The Great Hemicycle was the part of the complex in most direct contact with the Forum of Trajan. This privileged proximity is shown in the particular care given to the brick work and the decoration on its celebrated façade.
The semi-circular shape resulted both from the presence of the forum’s concentric exedra (semi-circular recess) and the need to build an efficient containing structure for the hillside cutting. The cutting’s steps were occupied by structures with progressive depth as they rose to higher levels. Two stairs sited on the extremes ensured vertical linkage in this once unusable section of land.
At forum level eleven shallow areas opened up, which were covered with little barrel vaults hidden by the typical façades of the taberna. Their rooms had black and white mosaic paving laid in a geometrical pattern, which is a feature dated to refurbishments done during the Severan period at the start of the 3rd century AD. On the walls are the remains of frescos that probably come from the same period as these too have a geometrical pattern. Also conserved are the remains of mosaics of a similar design but with a different frescoed decoration that most likely come from Trajan’s time.
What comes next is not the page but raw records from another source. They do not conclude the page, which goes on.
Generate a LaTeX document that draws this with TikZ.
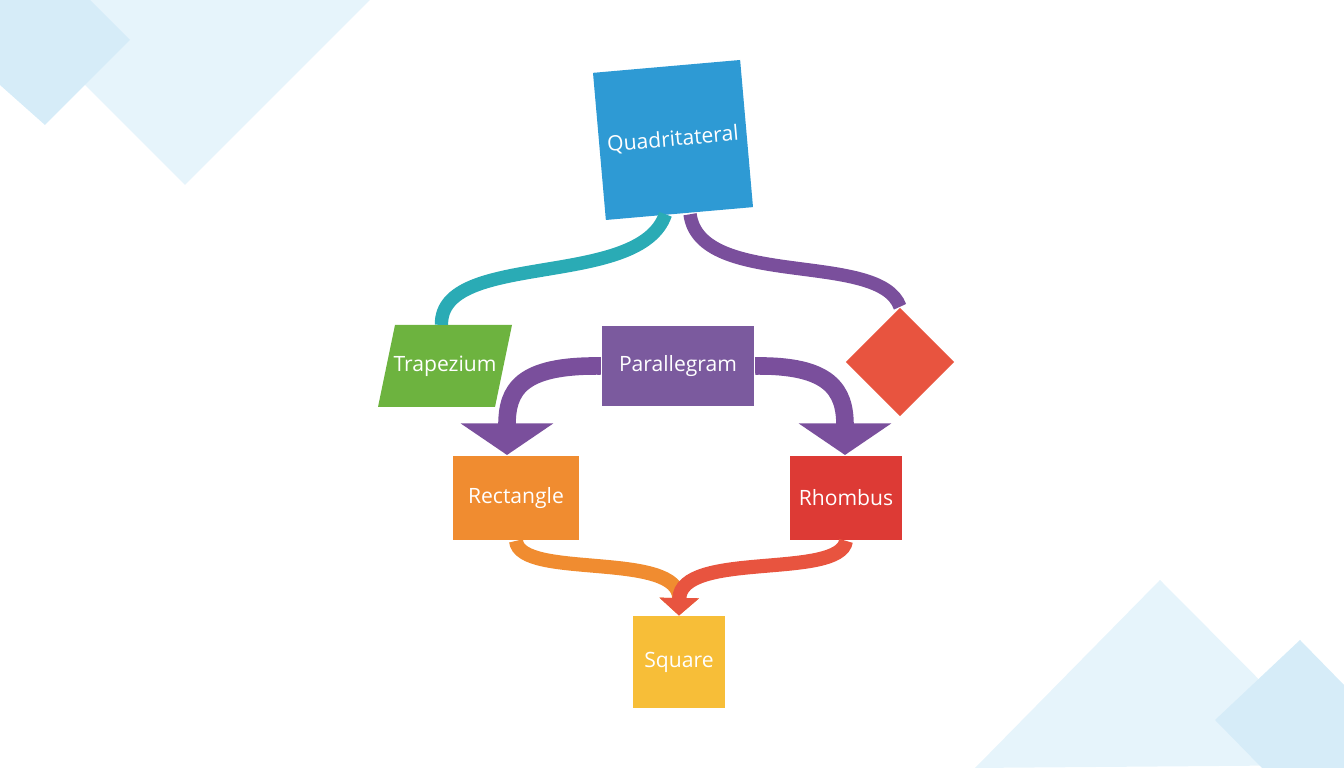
\documentclass[tikz,border=0pt]{standalone}
\usepackage{fontspec}
\setmainfont{Open Sans}
\usetikzlibrary{shapes.geometric,arrows.meta}
\definecolor{qblue}{HTML}{2E9AD4}
\definecolor{tgreen}{HTML}{6DB33F}
\definecolor{ppurple}{HTML}{7B5A9E}
\definecolor{dred}{HTML}{E8543F}
\definecolor{rorange}{HTML}{F08C30}
\definecolor{hred}{HTML}{DD3A35}
\definecolor{syellow}{HTML}{F7BE38}
\definecolor{bandteal}{HTML}{2AABB5}
\definecolor{bandpurple}{HTML}{7A4F9C}
\definecolor{bgblue}{HTML}{D6ECF8}
\begin{document}
\begin{tikzpicture}[%
    x=0.01cm, y=-0.01cm,        % pixel grid of the reference
    font=\fontsize{6}{7}\selectfont,
    ]
% -------------------------------------------------
% Box and connector styles
\tikzset{
  base/.style={text=white, align=center, inner sep=0pt},
  box/.style={base, rectangle, fill=#1},
  band/.style={line width=3.8pt, draw=#1},
  bigarrow/.style={line width=5pt, draw=#1,
    -{Triangle[width=26pt, length=9pt]}},
  smallarrow/.style={line width=4pt, draw=#1,
    -{Triangle[width=11pt, length=5pt]}},
}
% -------------------------------------------------
% Frame and background decoration
\useasboundingbox (0,0) rectangle (1344,768);
\fill[bgblue, opacity=.6] (90,0) -- (370,0) -- (185,185) -- (50,50) -- cycle;
\fill[bgblue] (0,0) -- (90,0) -- (130,40) -- (45,125) -- (0,85) -- cycle;
\fill[bgblue, opacity=.6] (975,768) -- (1160,580) -- (1344,765) -- cycle;
\fill[bgblue] (1215,720) -- (1300,640) -- (1344,685) -- (1344,768) -- (1262,768) -- cycle;
% -------------------------------------------------
% Nodes
\node [box=qblue, minimum size=42pt, rotate=5] (quad) at (673,140) {Quadritateral};
\fill [tgreen] (395,325) -- (512,325) -- (495,407) -- (378,407) -- cycle;
\node [base, minimum width=32pt, minimum height=23pt] (trap) at (445,366) {Trapezium};
\node [box=ppurple, minimum width=43.5pt, minimum height=23pt] (para) at (678,366) {Parallegram};
\node [base, diamond, fill=dred, minimum size=31pt] (kite) at (900,362) {};
\node [box=rorange, minimum width=36pt, minimum height=24pt] (rect) at (516,498) {Rectangle};
\node [box=hred, minimum width=32pt, minimum height=24pt] (rhom) at (846,498) {Rhombus};
\node [box=syellow, minimum width=26pt, minimum height=26pt] (sq) at (679,662) {Square};
% -------------------------------------------------
% Connectors
\draw [band=bandteal] ([xshift=-4pt]quad.south) .. controls (640,290) and (440,250) .. ([xshift=-1pt]trap.north);
\draw [band=bandpurple] ([xshift=3pt]quad.south) .. controls (700,290) and (880,250) .. (kite.north);
\draw [bigarrow=bandpurple] (para.west) .. controls (520,365) and (507,390) .. (507,455);
\draw [bigarrow=bandpurple] (para.east) .. controls (830,365) and (845,390) .. (845,455);
\draw [smallarrow=rorange] (rect.south) .. controls (520,580) and (680,550) .. (sq.north);
\draw [smallarrow=dred] (rhom.south) .. controls (840,580) and (680,550) .. (sq.north);
% -------------------------------------------------
\end{tikzpicture}
\end{document}
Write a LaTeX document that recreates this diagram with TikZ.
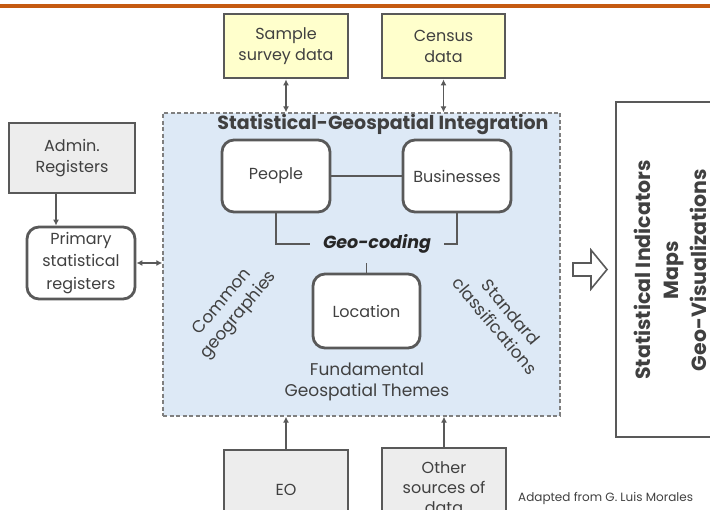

The second floor had a semi-circular corridor covered by a barrelled vault. It had herring bone paving, took light from the façades’ open windows and off it were a series of areas also with barrelled vaults that were rebuilt in modern times.
The third floor, which was an external terrace, was most probably a service route. A series of areas in the main section, which have not survived in their elevated position, opened up onto the via Biberatica and were originally equipped with internal lofts.